* START *

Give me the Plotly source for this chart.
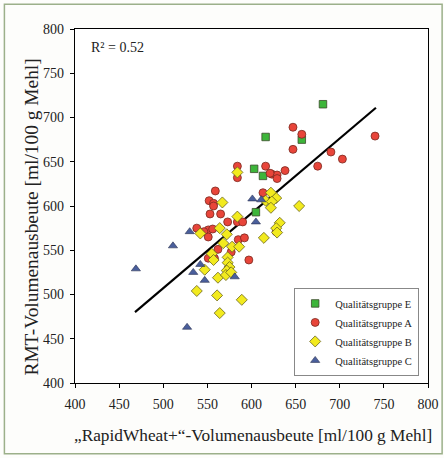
import plotly.graph_objects as go

# Qualitätsgruppe E
e_x = [681, 657, 616, 603, 613, 605]
e_y = [715, 675, 678, 642, 634, 593]

# Qualitätsgruppe A
a_x = [657, 740, 690, 703, 675, 647, 647, 584, 584, 616, 623, 629, 638, 629, 621,
       559, 552, 557, 553, 565, 573, 584, 590, 538, 551, 556, 546, 585, 592, 562,
       577, 551, 558, 597, 613, 628, 551, 557]
a_y = [681, 679, 661, 653, 645, 689, 664, 645, 632, 645, 636, 635, 640, 631, 637,
       617, 606, 603, 591, 591, 582, 582, 582, 575, 573, 574, 571, 562, 564, 551,
       548, 541, 541, 539, 615, 571, 565, 600]

# Qualitätsgruppe B
b_x = [584, 567, 584, 564, 542, 572, 568, 578, 586, 555, 573, 557, 573, 575, 547,
       572, 562, 538, 561, 589, 564, 622, 628, 616, 623, 654, 622, 632, 628, 629,
       614, 571, 577]
b_y = [638, 604, 588, 575, 569, 568, 558, 554, 554, 546, 542, 539, 536, 531, 528,
       527, 519, 504, 499, 494, 479, 615, 609, 606, 605, 600, 598, 581, 575, 570,
       564, 522, 525]

# Qualitätsgruppe C
c_x = [469, 511, 527, 530, 542, 534, 547, 581, 601, 611, 605]
c_y = [529, 555, 463, 571, 534, 525, 516, 520, 608, 607, 582]

# Regressionsgerade
trend_x = [468, 741]
trend_y = [480, 711]

x_ticks = [400, 450, 500, 550, 600, 650, 700, 750, 800]
y_ticks = [400, 450, 500, 550, 600, 650, 700, 750, 800]

serif = "Liberation Serif"

fig = go.Figure()
fig.add_trace(go.Scatter(x=trend_x, y=trend_y, mode="lines",
                         line=dict(color="black", width=2.2), showlegend=False,
                         hoverinfo="skip"))
fig.add_trace(go.Scatter(x=e_x, y=e_y, mode="markers", name="Qualitätsgruppe E",
                         marker=dict(symbol="square", size=7.5, color="#3db53a",
                                     line=dict(color="#3a4a2a", width=0.8))))
fig.add_trace(go.Scatter(x=a_x, y=a_y, mode="markers", name="Qualitätsgruppe A",
                         marker=dict(symbol="circle", size=8, color="#e8453a",
                                     line=dict(color="#7a2a20", width=0.8))))
fig.add_trace(go.Scatter(x=b_x, y=b_y, mode="markers", name="Qualitätsgruppe B",
                         marker=dict(symbol="diamond", size=8.5, color="#f2ea1e",
                                     line=dict(color="#6a6420", width=0.8))))
fig.add_trace(go.Scatter(x=c_x, y=c_y, mode="markers", name="Qualitätsgruppe C",
                         marker=dict(symbol="triangle-up", size=8, color="#4a5f9c",
                                     line=dict(color="#2a3050", width=0.6))))

fig.update_layout(
    width=444, height=458,
    margin=dict(l=75, r=16, t=29, b=75),
    paper_bgcolor="#fdfdfb", plot_bgcolor="white",
    font=dict(family=serif, color="#222222"),
    xaxis=dict(range=[400, 800], tickvals=x_ticks, showgrid=False, zeroline=False,
               showline=True, linecolor="black", linewidth=1.2, mirror=True,
               ticks="outside", ticklen=4, tickcolor="black", automargin=False,
               ticklabelstandoff=4,
               tickfont=dict(size=14, family=serif)),
    yaxis=dict(range=[400, 800], tickvals=y_ticks, showgrid=False, zeroline=False,
               showline=True, linecolor="black", linewidth=1.2, mirror=True,
               ticks="outside", ticklen=4, tickcolor="black", automargin=False,
               ticklabelstandoff=3,
               tickfont=dict(size=14, family=serif)),
    legend=dict(x=0.975, y=0.02, xanchor="right", yanchor="bottom",
                bgcolor="white", bordercolor="#888888", borderwidth=1,
                font=dict(size=10.5, family=serif), itemwidth=30,
                tracegroupgap=0),
    annotations=[
        dict(text="R² = 0.52", xref="paper", yref="paper", x=0.04, y=0.949,
             xanchor="left", yanchor="middle", showarrow=False,
             font=dict(size=14, family=serif)),
        dict(text="„RapidWheat+“-Volumenausbeute [ml/100 g Mehl]", xref="paper",
             yref="paper", x=0.504, y=-0.147, xanchor="center", yanchor="middle",
             showarrow=False, font=dict(size=17.3, family=serif)),
        dict(text="RMT-Volumenausbeute [ml/100 g Mehl]", xref="paper",
             yref="paper", x=-0.122, y=0.47, xanchor="center", yanchor="middle",
             textangle=-90, showarrow=False, font=dict(size=19.4, family=serif)),
    ],
    shapes=[dict(type="rect", xref="paper", yref="paper", x0=-0.2, y0=-0.2,
                 x1=1.04, y1=1.07, line=dict(color="#9cb08a", width=1.5),
                 layer="below")],
)
fig.write_html("out.html", config={"displayModeBar": False},
               post_script="document.body.style.margin='0';document.body.style.overflow='hidden';")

* END *

Please quote the lines of the material, beginning with the first and ending with the one that contains "y_ticks = [400, 450, 500, 550, 600, 650, 700, 750, 800]", exactly as written and without any pictures.

IN RESPONSE:
Give me the Plotly source for this chart.
import plotly.graph_objects as go

# Qualitätsgruppe E
e_x = [681, 657, 616, 603, 613, 605]
e_y = [715, 675, 678, 642, 634, 593]

# Qualitätsgruppe A
a_x = [657, 740, 690, 703, 675, 647, 647, 584, 584, 616, 623, 629, 638, 629, 621,
       559, 552, 557, 553, 565, 573, 584, 590, 538, 551, 556, 546, 585, 592, 562,
       577, 551, 558, 597, 613, 628, 551, 557]
a_y = [681, 679, 661, 653, 645, 689, 664, 645, 632, 645, 636, 635, 640, 631, 637,
       617, 606, 603, 591, 591, 582, 582, 582, 575, 573, 574, 571, 562, 564, 551,
       548, 541, 541, 539, 615, 571, 565, 600]

# Qualitätsgruppe B
b_x = [584, 567, 584, 564, 542, 572, 568, 578, 586, 555, 573, 557, 573, 575, 547,
       572, 562, 538, 561, 589, 564, 622, 628, 616, 623, 654, 622, 632, 628, 629,
       614, 571, 577]
b_y = [638, 604, 588, 575, 569, 568, 558, 554, 554, 546, 542, 539, 536, 531, 528,
       527, 519, 504, 499, 494, 479, 615, 609, 606, 605, 600, 598, 581, 575, 570,
       564, 522, 525]

# Qualitätsgruppe C
c_x = [469, 511, 527, 530, 542, 534, 547, 581, 601, 611, 605]
c_y = [529, 555, 463, 571, 534, 525, 516, 520, 608, 607, 582]

# Regressionsgerade
trend_x = [468, 741]
trend_y = [480, 711]

x_ticks = [400, 450, 500, 550, 600, 650, 700, 750, 800]
y_ticks = [400, 450, 500, 550, 600, 650, 700, 750, 800]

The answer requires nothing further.